TO DO
Give the listing again exactly, omitting its images.

MATERIAL

——

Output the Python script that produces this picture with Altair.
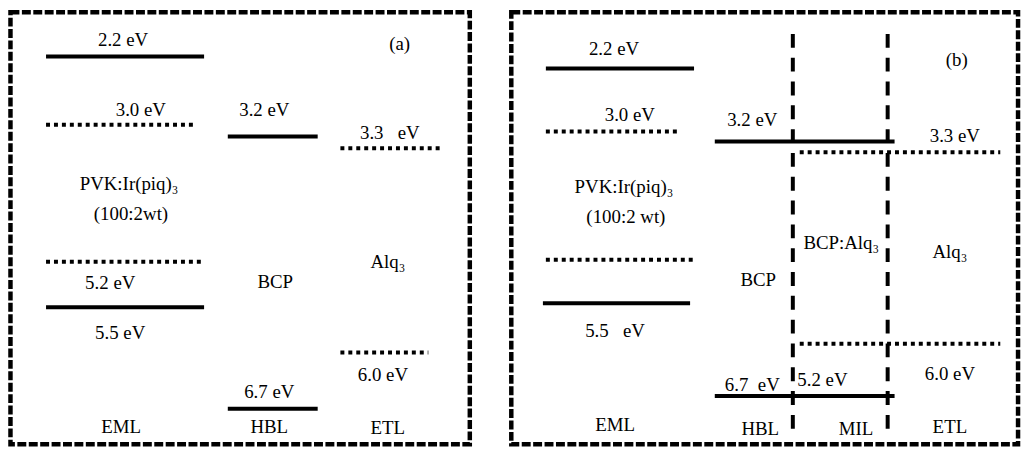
import altair as alt
import pandas as pd

# ---- panel frames (diagram units) ----
panel_names = ["a", "b"]
panel_x0 = [6, 513]
panel_x1 = [471, 1026]
panel_y0 = [5, 5]
panel_y1 = [443, 443]

# ---- energy levels ----
lvl_panel = ["a"] * 8 + ["b"] * 8
lvl_kind = ["solid", "dotted", "solid", "dotted", "dotted", "solid", "dotted", "solid",
            "solid", "dotted", "solid", "dotted", "dotted", "solid", "dotted", "solid"]
lvl_x0 = [42, 42, 226, 340, 42, 42, 340, 226,
          548, 548, 719, 805, 548, 545, 805, 719]
lvl_x1 = [202, 191, 317, 443, 199, 202, 429, 317,
          698, 682, 901, 1008, 698, 694, 1008, 901]
lvl_y = [50, 119, 131, 143, 258, 304, 350, 407,
         62, 126, 136, 147, 256, 300, 341, 394]

# ---- layer boundaries in panel (b) ----
bound_x = [798, 894]
bound_y0 = [27, 27]
bound_y1 = [430, 430]

# ---- text labels ----
NB = "\u00a0"
lab_text = ["2.2 eV", "3.0 eV", "3.2 eV", "3.3" + NB * 3 + "eV", "PVK:Ir(piq)₃", "(100:2wt)",
            "5.2 eV", "5.5 eV", "BCP", "Alq₃", "6.0 eV", "6.7 eV", "EML", "HBL", "ETL", "(a)",
            "2.2 eV", "3.0 eV", "3.2 eV", "3.3 eV", "PVK:Ir(piq)₃", "(100:2 wt)",
            "5.5" + NB * 3 + "eV", "BCP", "BCP:Alq₃", "Alq₃", "6.0 eV", "6.7" + NB * 2 + "eV",
            "5.2 eV", "EML", "HBL", "MIL", "ETL", "(b)"]
lab_x = [120, 138, 263, 390, 126, 128, 107, 117, 274, 388, 383, 268, 118, 268, 388, 400,
         617, 633, 757, 962, 627, 629, 618, 763, 847, 957, 957, 757, 828, 618, 765, 862, 957, 964]
lab_y = [33, 104, 104, 127, 179, 210, 280, 330, 279, 258, 373, 390, 425, 425, 427, 37,
         42, 109, 114, 131, 182, 213, 328, 277, 239, 248, 372, 383, 378, 423, 428, 428, 425, 53]

frames = pd.DataFrame({"panel": panel_names, "x0": panel_x0, "x1": panel_x1,
                       "y0": panel_y0, "y1": panel_y1})
levels = pd.DataFrame({"panel": lvl_panel, "kind": lvl_kind, "x0": lvl_x0,
                       "x1": lvl_x1, "y": lvl_y})
bounds = pd.DataFrame({"x": bound_x, "y0": bound_y0, "y1": bound_y1})
labels = pd.DataFrame({"text": lab_text, "x": lab_x, "y": lab_y})

xs = alt.Scale(domain=[4.5, 1030], nice=False, zero=False)
ys = alt.Scale(domain=[3.5, 446], nice=False, zero=False, reverse=True)

X = lambda f: alt.X(f"{f}:Q", scale=xs, axis=None)
Y = lambda f: alt.Y(f"{f}:Q", scale=ys, axis=None)

frame_layer = alt.Chart(frames).mark_rect(
    fillOpacity=0, stroke="black", strokeWidth=4.5, strokeDash=[9, 2.5]
).encode(x=X("x0"), x2="x1", y=Y("y0"), y2="y1")

solid_layer = alt.Chart(levels).transform_filter(
    alt.datum.kind == "solid"
).mark_rule(color="black", strokeWidth=4).encode(x=X("x0"), x2="x1", y=Y("y"))

dotted_layer = alt.Chart(levels).transform_filter(
    alt.datum.kind == "dotted"
).mark_rule(color="black", strokeWidth=4, strokeDash=[4, 4]).encode(
    x=X("x0"), x2="x1", y=Y("y"))

bound_layer = alt.Chart(bounds).mark_rule(
    color="black", strokeWidth=4, strokeDash=[14, 10]
).encode(x=X("x"), y=Y("y0"), y2="y1")

text_layer = alt.Chart(labels).mark_text(
    font="'Times New Roman', 'Liberation Serif', 'DejaVu Serif', serif",
    fontSize=19, color="black", baseline="middle", align="center"
).encode(x=X("x"), y=Y("y"), text="text:N")

chart = alt.layer(frame_layer, solid_layer, dotted_layer, bound_layer, text_layer).properties(
    width=1022, height=441, padding=0,
    autosize=alt.AutoSizeParams(type="fit", contains="padding"),
    background="white",
).configure_view(strokeWidth=0)

chart.save("out.html", embed_options={"renderer": "svg", "actions": False})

——

REPLY
Output the Python script that produces this picture with Altair.
import altair as alt
import pandas as pd

# ---- panel frames (diagram units) ----
panel_names = ["a", "b"]
panel_x0 = [6, 513]
panel_x1 = [471, 1026]
panel_y0 = [5, 5]
panel_y1 = [443, 443]

# ---- energy levels ----
lvl_panel = ["a"] * 8 + ["b"] * 8
lvl_kind = ["solid", "dotted", "solid", "dotted", "dotted", "solid", "dotted", "solid",
            "solid", "dotted", "solid", "dotted", "dotted", "solid", "dotted", "solid"]
lvl_x0 = [42, 42, 226, 340, 42, 42, 340, 226,
          548, 548, 719, 805, 548, 545, 805, 719]
lvl_x1 = [202, 191, 317, 443, 199, 202, 429, 317,
          698, 682, 901, 1008, 698, 694, 1008, 901]
lvl_y = [50, 119, 131, 143, 258, 304, 350, 407,
         62, 126, 136, 147, 256, 300, 341, 394]

# ---- layer boundaries in panel (b) ----
bound_x = [798, 894]
bound_y0 = [27, 27]
bound_y1 = [430, 430]

# ---- text labels ----
NB = "\u00a0"
lab_text = ["2.2 eV", "3.0 eV", "3.2 eV", "3.3" + NB * 3 + "eV", "PVK:Ir(piq)₃", "(100:2wt)",
            "5.2 eV", "5.5 eV", "BCP", "Alq₃", "6.0 eV", "6.7 eV", "EML", "HBL", "ETL", "(a)",
            "2.2 eV", "3.0 eV", "3.2 eV", "3.3 eV", "PVK:Ir(piq)₃", "(100:2 wt)",
            "5.5" + NB * 3 + "eV", "BCP", "BCP:Alq₃", "Alq₃", "6.0 eV", "6.7" + NB * 2 + "eV",
            "5.2 eV", "EML", "HBL", "MIL", "ETL", "(b)"]
lab_x = [120, 138, 263, 390, 126, 128, 107, 117, 274, 388, 383, 268, 118, 268, 388, 400,
         617, 633, 757, 962, 627, 629, 618, 763, 847, 957, 957, 757, 828, 618, 765, 862, 957, 964]
lab_y = [33, 104, 104, 127, 179, 210, 280, 330, 279, 258, 373, 390, 425, 425, 427, 37,
         42, 109, 114, 131, 182, 213, 328, 277, 239, 248, 372, 383, 378, 423, 428, 428, 425, 53]

frames = pd.DataFrame({"panel": panel_names, "x0": panel_x0, "x1": panel_x1,
                       "y0": panel_y0, "y1": panel_y1})
levels = pd.DataFrame({"panel": lvl_panel, "kind": lvl_kind, "x0": lvl_x0,
                       "x1": lvl_x1, "y": lvl_y})
bounds = pd.DataFrame({"x": bound_x, "y0": bound_y0, "y1": bound_y1})
labels = pd.DataFrame({"text": lab_text, "x": lab_x, "y": lab_y})

xs = alt.Scale(domain=[4.5, 1030], nice=False, zero=False)
ys = alt.Scale(domain=[3.5, 446], nice=False, zero=False, reverse=True)

X = lambda f: alt.X(f"{f}:Q", scale=xs, axis=None)
Y = lambda f: alt.Y(f"{f}:Q", scale=ys, axis=None)

frame_layer = alt.Chart(frames).mark_rect(
    fillOpacity=0, stroke="black", strokeWidth=4.5, strokeDash=[9, 2.5]
).encode(x=X("x0"), x2="x1", y=Y("y0"), y2="y1")

solid_layer = alt.Chart(levels).transform_filter(
    alt.datum.kind == "solid"
).mark_rule(color="black", strokeWidth=4).encode(x=X("x0"), x2="x1", y=Y("y"))

dotted_layer = alt.Chart(levels).transform_filter(
    alt.datum.kind == "dotted"
).mark_rule(color="black", strokeWidth=4, strokeDash=[4, 4]).encode(
    x=X("x0"), x2="x1", y=Y("y"))

bound_layer = alt.Chart(bounds).mark_rule(
    color="black", strokeWidth=4, strokeDash=[14, 10]
).encode(x=X("x"), y=Y("y0"), y2="y1")

text_layer = alt.Chart(labels).mark_text(
    font="'Times New Roman', 'Liberation Serif', 'DejaVu Serif', serif",
    fontSize=19, color="black", baseline="middle", align="center"
).encode(x=X("x"), y=Y("y"), text="text:N")

chart = alt.layer(frame_layer, solid_layer, dotted_layer, bound_layer, text_layer).properties(
    width=1022, height=441, padding=0,
    autosize=alt.AutoSizeParams(type="fit", contains="padding"),
    background="white",
).configure_view(strokeWidth=0)

chart.save("out.html", embed_options={"renderer": "svg", "actions": False})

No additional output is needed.